▸ BRIEF
Starting at the first line of the data, print each line verbatim up to and including the line bearing "import numpy as np", omitting pictures.

---*---

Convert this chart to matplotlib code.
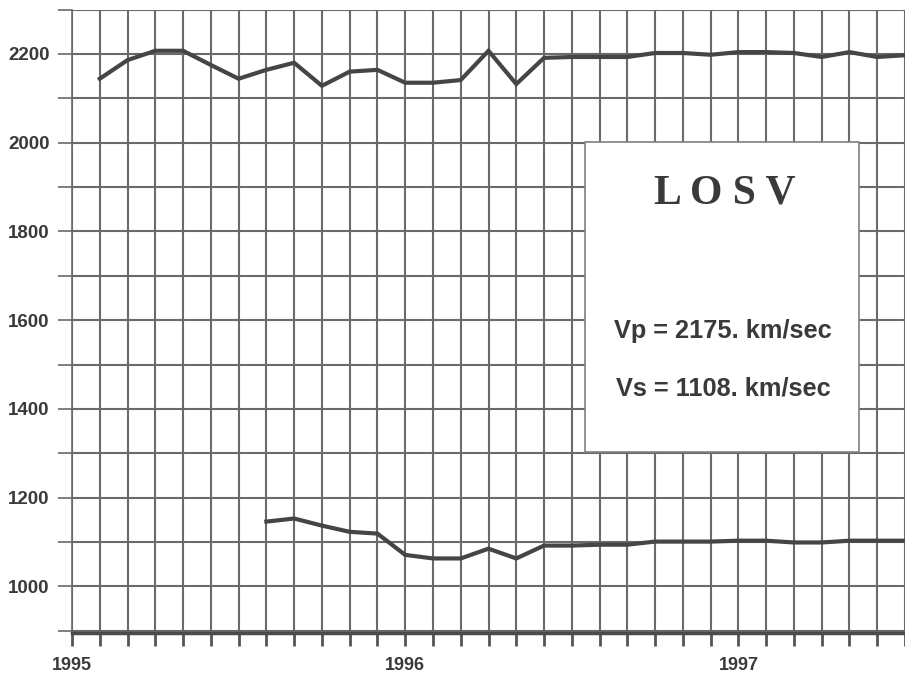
import matplotlib
matplotlib.use("Agg")
import matplotlib.pyplot as plt
from matplotlib.patches import Rectangle
import numpy as np

# ---- data (month index along x, velocity in km/sec) ----
vp_months = list(range(1, 31))
vp_values = [2144, 2186, 2207, 2207, 2175, 2144, 2164, 2180, 2128, 2160,
             2164, 2135, 2135, 2141, 2207, 2132, 2191, 2193, 2193, 2193,
             2202, 2202, 2198, 2204, 2204, 2202, 2193, 2204, 2193, 2197]
vs_months = list(range(7, 31))
vs_values = [1146, 1153, 1137, 1123, 1119, 1071, 1063, 1063, 1085, 1063,
             1092, 1092, 1094, 1094, 1101, 1101, 1101, 1103, 1103, 1099,
             1099, 1103, 1103, 1103]
year_ticks = [0, 12, 24]
year_labels = ["1995", "1996", "1997"]
ytick_values = [1000, 1200, 1400, 1600, 1800, 2000, 2200]
title_text = "L O S V"
vp_text = "Vp = 2175. km/sec"
vs_text = "Vs = 1108. km/sec"

W, H = 905, 675
fig = plt.figure(figsize=(W / 100, H / 100), dpi=100)
ax = fig.add_axes([72 / W, 1 - 633 / H, (905 - 72) / W, (633 - 9.5) / H])

grid_c = "#6a6a6a"
line_c = "#454545"
text_c = "#3a3a3a"

ax.set_xlim(0, 30)
ax.set_ylim(895, 2300)

# grid
ax.set_xticks(np.arange(0, 31, 1))
ax.set_yticks(np.arange(900, 2301, 100))
ax.grid(True, color=grid_c, lw=1.5, zorder=1)
ax.set_axisbelow(True)

xt_labels = ["" for _ in range(31)]
for t, l in zip(year_ticks, year_labels):
    xt_labels[t] = l
ax.set_xticklabels(xt_labels)
yt_labels = [str(v) if v in ytick_values else "" for v in np.arange(900, 2301, 100)]
ax.set_yticklabels(yt_labels)

ax.tick_params(axis="x", which="major", bottom=True, direction="out", length=9,
               width=2.0, color="#555555", pad=8, labelsize=13, labelcolor=text_c)
ax.tick_params(axis="y", direction="out", length=10, width=1.2, color=grid_c,
               pad=6, labelsize=13.5, labelcolor=text_c)
for lab in ax.get_xticklabels() + ax.get_yticklabels():
    lab.set_fontfamily("Liberation Sans")
    lab.set_fontweight("bold")

for s in ["top", "right"]:
    ax.spines[s].set_visible(False)
ax.spines["left"].set_color(grid_c)
ax.spines["left"].set_linewidth(1.2)
ax.spines["bottom"].set_color("#4a4a4a")
ax.spines["bottom"].set_linewidth(2.5)

# data lines
ax.plot(vp_months, vp_values, color=line_c, lw=3.0, solid_joinstyle="miter", zorder=3)
ax.plot(vs_months, vs_values, color=line_c, lw=3.0, solid_joinstyle="miter", zorder=3)

# white info box (figure pixel coordinates)
bx0, bx1, by0, by1 = 585, 859, 142, 452
box = Rectangle((bx0 / W, 1 - by1 / H), (bx1 - bx0) / W, (by1 - by0) / H,
                transform=fig.transFigure, facecolor="white",
                edgecolor="#808080", lw=1.2, zorder=5)
fig.patches.append(box)

fig.text(725 / W, 1 - 193 / H, title_text, ha="center", va="center",
         family="Liberation Serif", fontweight="bold", fontsize=30,
         color=text_c, zorder=6)
fig.text(723 / W, 1 - 331 / H, vp_text, ha="center", va="center",
         family="Liberation Sans", fontweight="bold", fontsize=18.3,
         color=text_c, zorder=6)
fig.text(723 / W, 1 - 389 / H, vs_text, ha="center", va="center",
         family="Liberation Sans", fontweight="bold", fontsize=18.3,
         color=text_c, zorder=6)

fig.savefig("out.png", dpi=100, facecolor="white")
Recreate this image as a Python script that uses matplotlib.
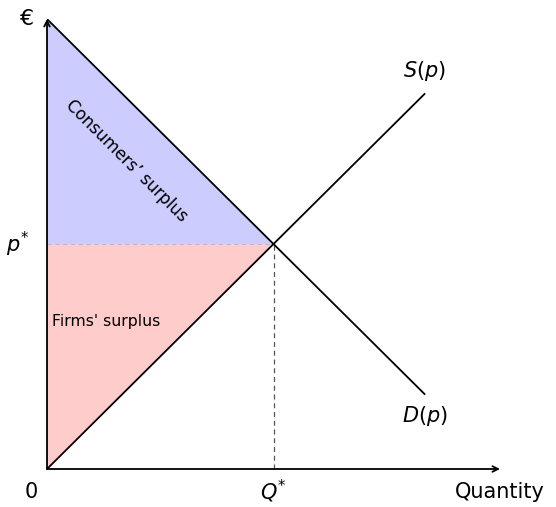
import matplotlib
matplotlib.use("Agg")
import matplotlib.pyplot as plt

# supply / demand (linear), equilibrium at q*=1, p*=1
q_supply = [0, 5 / 3]
p_supply = [0, 5 / 3]
q_demand = [0, 5 / 3]
p_demand = [2, 1 / 3]
q_star, p_star = 1, 1
x_max, y_max = 2, 2

plt.rcParams["mathtext.fontset"] = "dejavusans"

fig = plt.figure(figsize=(5.56, 5.07), dpi=100)
ax = fig.add_axes([47 / 556, 38 / 507, 453 / 556, 450 / 507])
ax.set_xlim(0, x_max)
ax.set_ylim(0, y_max)
ax.axis("off")

# surplus areas
ax.fill([0, q_star, 0], [p_star, p_star, p_demand[0]], color="#ccccff", lw=0)
ax.fill([0, q_star, 0], [0, p_star, p_star], color="#ffcccc", lw=0)

# equilibrium guides
ax.plot([0, q_star], [p_star, p_star], ls=(0, (4, 3)), color="#b8b8e0", lw=0.8)
ax.plot([q_star, q_star], [0, p_star], ls=(0, (4, 3)), color="#555555", lw=0.9)

# curves
ax.plot(q_supply, p_supply, color="black", lw=1.3)
ax.plot(q_demand, p_demand, color="black", lw=1.3)

# axes arrows
arrow = dict(arrowstyle="->", color="black", lw=1.3, shrinkA=0, shrinkB=0)
ax.annotate("", xy=(x_max, 0), xytext=(0, 0), arrowprops=arrow, annotation_clip=False)
ax.annotate("", xy=(0, y_max), xytext=(0, 0), arrowprops=arrow, annotation_clip=False)

fs = 15
ax.text(-0.09, y_max, "€", ha="center", va="center", fontsize=fs + 1)
ax.text(-0.13, p_star, r"$p^{*}$", ha="center", va="center", fontsize=fs)
ax.text(-0.07, -0.1, "0", ha="center", va="center", fontsize=fs)
ax.text(q_star, -0.1, r"$Q^{*}$", ha="center", va="center", fontsize=fs)
ax.text(x_max, -0.1, "Quantity", ha="center", va="center", fontsize=fs)
ax.text(q_supply[1], p_supply[1] + 0.1, r"$S(p)$", ha="center", va="center", fontsize=fs)
ax.text(q_demand[1], p_demand[1] - 0.1, r"$D(p)$", ha="center", va="center", fontsize=fs)

ax.text(0.35, 1.37, "Consumers’ surplus", rotation=-45, ha="center", va="center",
        fontsize=12, rotation_mode="anchor")
ax.text(0.26, 0.655, "Firms' surplus", ha="center", va="center", fontsize=11.3)

fig.savefig("out.png", dpi=100)
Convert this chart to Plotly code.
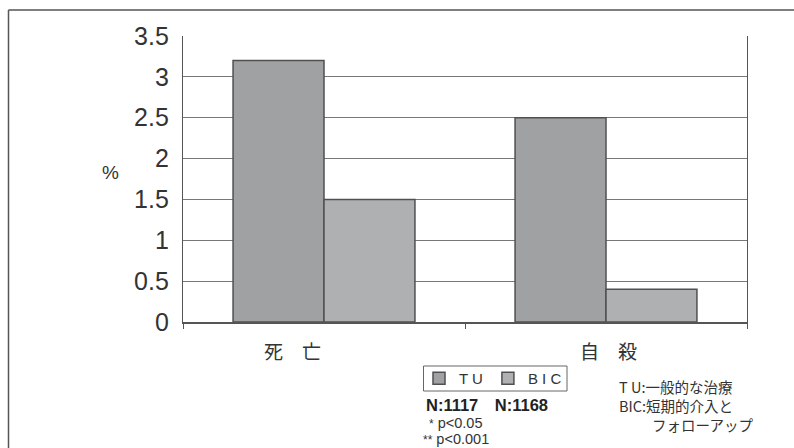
import plotly.graph_objects as go

categories = ["死　亡", "自　殺"]
tu_values = [3.2, 2.5]
bic_values = [1.5, 0.4]
series_names = ["T U", "B I C"]
y_ticks = [0, 0.5, 1, 1.5, 2, 2.5, 3, 3.5]
y_tick_text = ["0", "0.5", "1", "1.5", "2", "2.5", "3", "3.5"]

W, H = 794, 448
ML, MR, MT, MB = 183, 47, 36, 126
PW, PH = W - ML - MR, H - MT - MB


def px(x):
    return (x - ML) / PW


def py(y):
    return (H - MB - y) / PH


CJK = "Noto Sans CJK JP"
NUM = "Liberation Sans, Noto Sans CJK JP"
TXT = "#333333"

fig = go.Figure()
fig.add_trace(go.Bar(x=categories, y=tu_values, name=series_names[0],
                     marker=dict(color="#a0a1a3", line=dict(color="#505050", width=1.5))))
fig.add_trace(go.Bar(x=categories, y=bic_values, name=series_names[1],
                     marker=dict(color="#afb0b2", line=dict(color="#505050", width=1.5))))

annotations = []
annotations.append(dict(x=categories[0], y=0, xref="x", yref="y", text=categories[0],
                        showarrow=False, yanchor="middle", yshift=-28, xshift=-32,
                        font=dict(family=CJK, size=19, color=TXT)))
annotations.append(dict(x=categories[1], y=0, xref="x", yref="y", text=categories[1],
                        showarrow=False, yanchor="middle", yshift=-28, xshift=2,
                        font=dict(family=CJK, size=19, color=TXT)))
annotations.append(dict(x=px(100), y=py(172), xref="paper", yref="paper", text="%",
                        showarrow=False, font=dict(family=NUM, size=19, color=TXT)))
annotations.append(dict(x=px(424), y=py(405), xref="paper", yref="paper",
                        text="<b>N:1117　N:1168</b>", showarrow=False, xanchor="left",
                        yanchor="middle", font=dict(family=NUM, size=16.5, color="#222")))
annotations.append(dict(x=px(427), y=py(423), xref="paper", yref="paper",
                        text="<span style='font-size:12px'>*</span> p&lt;0.05", showarrow=False,
                        xanchor="left", yanchor="middle", font=dict(family=NUM, size=14.5, color=TXT)))
annotations.append(dict(x=px(421), y=py(439), xref="paper", yref="paper",
                        text="<span style='font-size:12px'>**</span> p&lt;0.001", showarrow=False,
                        xanchor="left", yanchor="middle", font=dict(family=NUM, size=14.5, color=TXT)))
annotations.append(dict(x=px(617), y=py(386), xref="paper", yref="paper",
                        text="T U:一般的な治療", showarrow=False, xanchor="left",
                        yanchor="middle", font=dict(family=CJK, size=14.5, color=TXT)))
annotations.append(dict(x=px(617), y=py(405), xref="paper", yref="paper",
                        text="BIC:短期的介入と", showarrow=False, xanchor="left",
                        yanchor="middle", font=dict(family=CJK, size=14.5, color=TXT)))
annotations.append(dict(x=px(650), y=py(424), xref="paper", yref="paper",
                        text="フォローアップ", showarrow=False, xanchor="left",
                        yanchor="middle", font=dict(family=CJK, size=14.5, color=TXT)))

shapes = [
    dict(type="line", xref="paper", yref="paper", x0=px(8.5), x1=px(8.5),
         y0=py(10), y1=py(460), line=dict(color="#555", width=1.5)),
    dict(type="line", xref="paper", yref="paper", x0=px(8.5), x1=px(800),
         y0=py(10), y1=py(10), line=dict(color="#555", width=1.5)),
    # legend frame
    dict(type="rect", xref="paper", yref="paper", x0=px(423.5), x1=px(567),
         y0=py(391), y1=py(366), line=dict(color="#666", width=1)),
]

fig.update_layout(
    width=W, height=H,
    margin=dict(l=ML, r=MR, t=MT, b=MB),
    paper_bgcolor="white", plot_bgcolor="white",
    barmode="group", bargap=0.355, bargroupgap=0,
    showlegend=True,
    legend=dict(orientation="h", x=px(419), y=py(378.5), xanchor="left", yanchor="middle",
                borderwidth=0, bgcolor="rgba(0,0,0,0)",
                font=dict(family=NUM, size=15, color=TXT),
                itemwidth=30, tracegroupgap=0),
    annotations=annotations,
    shapes=shapes,
    xaxis=dict(type="category", showticklabels=False, tickson="boundaries",
               ticks="outside", ticklen=5, tickcolor="#555", tickwidth=1.2,
               showline=True, linecolor="#555", linewidth=1.5, showgrid=False),
    yaxis=dict(range=[0, 3.5], tickvals=y_ticks, ticktext=y_tick_text,
               showgrid=True, gridcolor="#777", gridwidth=1.3,
               showline=True, linecolor="#555", linewidth=1.3, mirror=True,
               ticks="", ticklabelstandoff=8, zeroline=False,
               tickfont=dict(family=NUM, size=25, color=TXT)),
)

fig.write_html("out.html")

---*---

▸ RESPONSE
Convert this chart to matplotlib code.
import matplotlib
matplotlib.use("Agg")
import matplotlib.pyplot as plt
from matplotlib.patches import Rectangle
import numpy as np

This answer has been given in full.